Update: reworked choregraphy by Jane Turner, performed as Close: a Tango. Dancers: David Ogle, Ann Pidock.

Below: Choreography, Jane Turner. Performed by Turning Worlds Company, 2011

What is too close?
Is it a feeling? Does it arise from spatial awareness? Or another sense? Is it simply a spatial relationship and if so, what challenges does this embody in terms of movement?

What is ‘too close’?
It could be the binary opposite of ‘too far’, but I prefer to make the subtler comparison between ‘close’ and ‘too close’. What, then, is ‘close’? Does it embody proximity, intimacy?

What is too close?
Who decides?
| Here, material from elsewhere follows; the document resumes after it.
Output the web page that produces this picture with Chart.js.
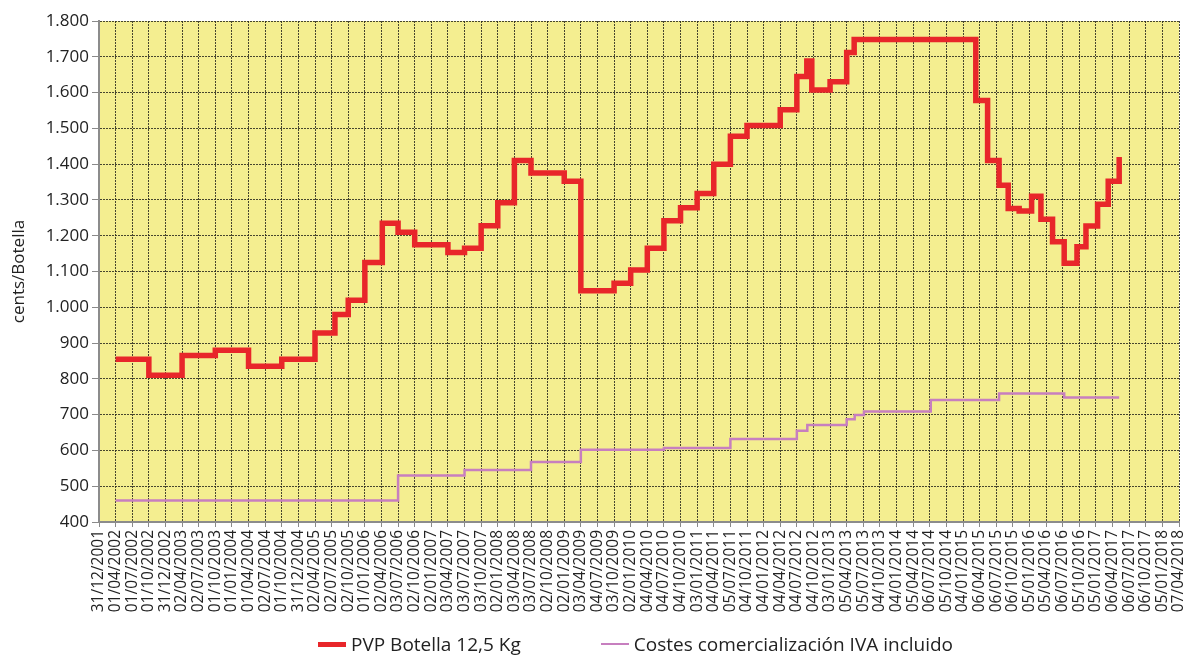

Who acts, who sees, who feels what is too close?

What is too close?
And how does this shape the responses, the reactions? Is there tension? Gravitation? Repulsion? Interaction?
How does ‘too close’ look?
How does ‘too close’ sound?
Does a phrase follow another a little sooner than expected, does a pitch clash with another, does a chord intrude belligerently? What emerges?

What is too close?


“An intense examination of closeness led me to think of a ‘tango’ like duet. A classic male/female pairing and exploration of intimacy. I was fortunate that the two dancers used for this know each other well, and were able to work with me in creating a sensitive and highly tuned duet. I found the resonance in the slightly jangly piano sound used in this piece very evocative… and I think we got a great result!”
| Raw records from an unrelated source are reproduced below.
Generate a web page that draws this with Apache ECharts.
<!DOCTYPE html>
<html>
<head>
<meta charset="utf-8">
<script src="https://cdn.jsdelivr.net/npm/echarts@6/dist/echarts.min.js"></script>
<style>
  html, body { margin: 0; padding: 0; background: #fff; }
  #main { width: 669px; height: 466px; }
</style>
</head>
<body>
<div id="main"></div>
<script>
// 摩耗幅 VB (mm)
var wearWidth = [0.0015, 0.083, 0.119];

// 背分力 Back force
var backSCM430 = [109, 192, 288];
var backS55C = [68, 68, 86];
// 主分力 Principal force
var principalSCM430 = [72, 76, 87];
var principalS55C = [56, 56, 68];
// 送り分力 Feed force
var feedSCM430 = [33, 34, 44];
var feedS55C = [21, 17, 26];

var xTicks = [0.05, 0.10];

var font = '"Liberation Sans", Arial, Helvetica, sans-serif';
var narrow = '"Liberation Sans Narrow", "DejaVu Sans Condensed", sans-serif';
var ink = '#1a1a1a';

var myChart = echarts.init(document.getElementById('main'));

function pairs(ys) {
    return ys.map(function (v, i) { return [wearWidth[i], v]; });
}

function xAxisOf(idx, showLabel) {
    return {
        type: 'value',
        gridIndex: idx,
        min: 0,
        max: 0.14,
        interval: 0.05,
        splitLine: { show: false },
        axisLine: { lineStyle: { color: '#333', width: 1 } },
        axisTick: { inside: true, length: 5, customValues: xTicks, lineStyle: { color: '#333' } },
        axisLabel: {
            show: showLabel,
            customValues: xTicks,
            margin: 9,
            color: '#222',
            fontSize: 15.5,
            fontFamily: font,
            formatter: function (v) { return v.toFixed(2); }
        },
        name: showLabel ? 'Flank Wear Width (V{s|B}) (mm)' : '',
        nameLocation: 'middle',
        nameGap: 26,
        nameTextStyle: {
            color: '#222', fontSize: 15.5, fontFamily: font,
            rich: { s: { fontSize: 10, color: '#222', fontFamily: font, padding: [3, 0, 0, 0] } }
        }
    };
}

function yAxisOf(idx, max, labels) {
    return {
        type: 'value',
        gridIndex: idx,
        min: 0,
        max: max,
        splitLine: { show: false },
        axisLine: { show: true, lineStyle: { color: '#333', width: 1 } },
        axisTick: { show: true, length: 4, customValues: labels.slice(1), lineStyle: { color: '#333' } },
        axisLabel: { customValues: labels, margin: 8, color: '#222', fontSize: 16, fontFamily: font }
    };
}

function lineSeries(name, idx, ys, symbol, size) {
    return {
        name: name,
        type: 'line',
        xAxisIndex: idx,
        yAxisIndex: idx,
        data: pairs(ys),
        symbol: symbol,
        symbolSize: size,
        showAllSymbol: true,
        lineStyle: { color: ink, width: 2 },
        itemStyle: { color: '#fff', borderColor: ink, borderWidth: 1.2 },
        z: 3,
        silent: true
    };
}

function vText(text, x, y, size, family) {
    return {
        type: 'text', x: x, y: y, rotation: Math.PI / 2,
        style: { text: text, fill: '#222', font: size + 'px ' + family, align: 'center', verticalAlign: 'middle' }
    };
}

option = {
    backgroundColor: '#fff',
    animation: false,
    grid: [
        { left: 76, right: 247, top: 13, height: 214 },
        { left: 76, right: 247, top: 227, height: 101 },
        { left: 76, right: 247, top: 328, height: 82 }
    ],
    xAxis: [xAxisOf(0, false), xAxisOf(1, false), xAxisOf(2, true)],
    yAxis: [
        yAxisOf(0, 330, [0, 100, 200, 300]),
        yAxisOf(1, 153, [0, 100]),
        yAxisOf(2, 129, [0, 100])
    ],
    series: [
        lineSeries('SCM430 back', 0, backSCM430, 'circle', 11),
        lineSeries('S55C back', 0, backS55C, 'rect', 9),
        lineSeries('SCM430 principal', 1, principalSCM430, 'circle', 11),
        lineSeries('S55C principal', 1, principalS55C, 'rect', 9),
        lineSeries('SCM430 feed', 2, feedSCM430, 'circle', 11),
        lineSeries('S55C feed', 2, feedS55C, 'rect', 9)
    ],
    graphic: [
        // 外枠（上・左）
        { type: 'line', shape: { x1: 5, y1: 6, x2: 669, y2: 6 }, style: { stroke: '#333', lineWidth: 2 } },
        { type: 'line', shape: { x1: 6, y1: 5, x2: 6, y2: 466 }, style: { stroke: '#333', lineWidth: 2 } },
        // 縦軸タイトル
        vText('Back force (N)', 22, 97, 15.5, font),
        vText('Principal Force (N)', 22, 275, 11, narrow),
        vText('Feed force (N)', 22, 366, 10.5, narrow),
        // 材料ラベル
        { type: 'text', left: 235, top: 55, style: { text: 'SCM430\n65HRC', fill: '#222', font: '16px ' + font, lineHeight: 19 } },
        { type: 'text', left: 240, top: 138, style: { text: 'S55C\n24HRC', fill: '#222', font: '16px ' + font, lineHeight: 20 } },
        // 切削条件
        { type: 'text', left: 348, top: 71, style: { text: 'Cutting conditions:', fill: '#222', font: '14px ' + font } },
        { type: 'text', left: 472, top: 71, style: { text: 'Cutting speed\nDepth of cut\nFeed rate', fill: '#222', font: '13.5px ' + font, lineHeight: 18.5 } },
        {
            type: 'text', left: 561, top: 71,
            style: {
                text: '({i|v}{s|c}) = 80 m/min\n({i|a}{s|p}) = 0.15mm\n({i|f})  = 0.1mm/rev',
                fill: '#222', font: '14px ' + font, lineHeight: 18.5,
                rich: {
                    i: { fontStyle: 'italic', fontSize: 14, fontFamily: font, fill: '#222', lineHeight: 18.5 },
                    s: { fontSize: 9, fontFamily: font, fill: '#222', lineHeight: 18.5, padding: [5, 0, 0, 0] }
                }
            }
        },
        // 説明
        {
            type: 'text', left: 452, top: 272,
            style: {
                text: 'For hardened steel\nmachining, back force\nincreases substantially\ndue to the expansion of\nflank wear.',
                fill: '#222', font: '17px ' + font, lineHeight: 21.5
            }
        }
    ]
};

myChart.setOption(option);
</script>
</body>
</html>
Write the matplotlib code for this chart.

– Jane Turner, Choreographer.

 

The question provokes exploration, in any field or medium where proximity can be modelled, or where the feelings that arise due to proximity (of some sort) can be expressed. The proximity could be spatial, bodily, emotional…
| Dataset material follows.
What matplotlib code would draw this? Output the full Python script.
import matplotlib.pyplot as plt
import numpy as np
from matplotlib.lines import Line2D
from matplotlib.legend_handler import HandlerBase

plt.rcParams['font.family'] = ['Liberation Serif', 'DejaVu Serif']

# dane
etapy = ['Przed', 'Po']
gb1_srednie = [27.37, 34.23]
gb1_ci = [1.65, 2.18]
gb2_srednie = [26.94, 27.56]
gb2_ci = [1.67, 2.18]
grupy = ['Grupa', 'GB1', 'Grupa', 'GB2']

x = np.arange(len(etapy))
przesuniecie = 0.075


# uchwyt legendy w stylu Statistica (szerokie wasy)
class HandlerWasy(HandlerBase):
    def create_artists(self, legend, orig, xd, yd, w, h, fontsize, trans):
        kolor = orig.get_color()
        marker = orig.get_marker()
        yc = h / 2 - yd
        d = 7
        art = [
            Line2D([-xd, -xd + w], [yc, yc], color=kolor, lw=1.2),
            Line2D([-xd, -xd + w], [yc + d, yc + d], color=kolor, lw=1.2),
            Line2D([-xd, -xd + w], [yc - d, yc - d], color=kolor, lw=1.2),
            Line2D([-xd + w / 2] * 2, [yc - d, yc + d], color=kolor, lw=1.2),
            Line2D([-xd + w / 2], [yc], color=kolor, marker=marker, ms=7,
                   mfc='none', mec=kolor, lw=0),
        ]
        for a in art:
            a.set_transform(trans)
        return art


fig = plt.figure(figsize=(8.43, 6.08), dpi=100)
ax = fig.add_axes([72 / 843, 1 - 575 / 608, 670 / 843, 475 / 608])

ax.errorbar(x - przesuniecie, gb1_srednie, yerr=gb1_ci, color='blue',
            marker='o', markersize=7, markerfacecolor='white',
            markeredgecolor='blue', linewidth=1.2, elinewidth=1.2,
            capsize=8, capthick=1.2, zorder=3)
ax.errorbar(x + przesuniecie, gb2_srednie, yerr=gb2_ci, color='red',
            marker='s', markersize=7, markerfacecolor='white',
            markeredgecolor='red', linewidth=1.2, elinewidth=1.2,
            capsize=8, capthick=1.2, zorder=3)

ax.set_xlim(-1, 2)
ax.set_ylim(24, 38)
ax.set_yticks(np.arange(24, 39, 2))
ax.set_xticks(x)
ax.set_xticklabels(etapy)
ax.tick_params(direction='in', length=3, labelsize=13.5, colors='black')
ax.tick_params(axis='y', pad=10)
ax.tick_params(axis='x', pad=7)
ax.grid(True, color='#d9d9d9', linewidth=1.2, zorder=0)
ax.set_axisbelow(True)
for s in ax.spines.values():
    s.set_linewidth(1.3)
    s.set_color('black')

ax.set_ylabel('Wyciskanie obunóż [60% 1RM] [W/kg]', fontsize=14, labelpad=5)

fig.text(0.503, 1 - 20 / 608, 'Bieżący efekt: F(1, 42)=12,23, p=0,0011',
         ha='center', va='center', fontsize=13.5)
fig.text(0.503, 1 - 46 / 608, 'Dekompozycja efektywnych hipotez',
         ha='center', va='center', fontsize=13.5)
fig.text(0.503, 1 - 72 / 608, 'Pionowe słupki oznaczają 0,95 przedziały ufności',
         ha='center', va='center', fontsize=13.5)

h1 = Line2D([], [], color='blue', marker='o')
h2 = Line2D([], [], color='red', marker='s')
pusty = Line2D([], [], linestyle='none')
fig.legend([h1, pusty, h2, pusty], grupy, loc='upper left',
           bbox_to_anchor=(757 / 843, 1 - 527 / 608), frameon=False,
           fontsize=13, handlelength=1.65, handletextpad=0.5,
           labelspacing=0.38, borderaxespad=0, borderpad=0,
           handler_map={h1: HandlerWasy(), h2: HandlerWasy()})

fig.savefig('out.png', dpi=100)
In musical terms, I have investigated proximity of pitches: narrow intervals; ‘clashing’ chords in low registers giving rise to strong harmonics; dissonance; and also, at points, the proximity between a lingering gesture and the arrival of the next one. These gestures probe the descriptor ‘close’ without closing the question, leaving the listener with the question ‘what is too close?’ The timbral landscape serves to allow these qualities of the gestures to emerge and to create a sense of space within which the procession of gestures can function.

With this specific sequence of musical gestures, I have attempted to plot and shape a structured space in which sound and movement, in parallel, can explore the question and together, re-convey the question to the audience. The music does not ask, expecting the dance to answer. The musical gestures become a series of hooks for meaning, each gesture open to receive a physical gesture, the two combining to allow meaning to emerge. It is these emergent ‘meanings’ which re-convey the question to the audience. Meaning remains plastic-the combined gestures may offer a new perception of closeness or the loose expression of a feeling- say, intimacy, or belligerence- which the audience receives, but this can not be fixed. The space remains open, the negotiation continues.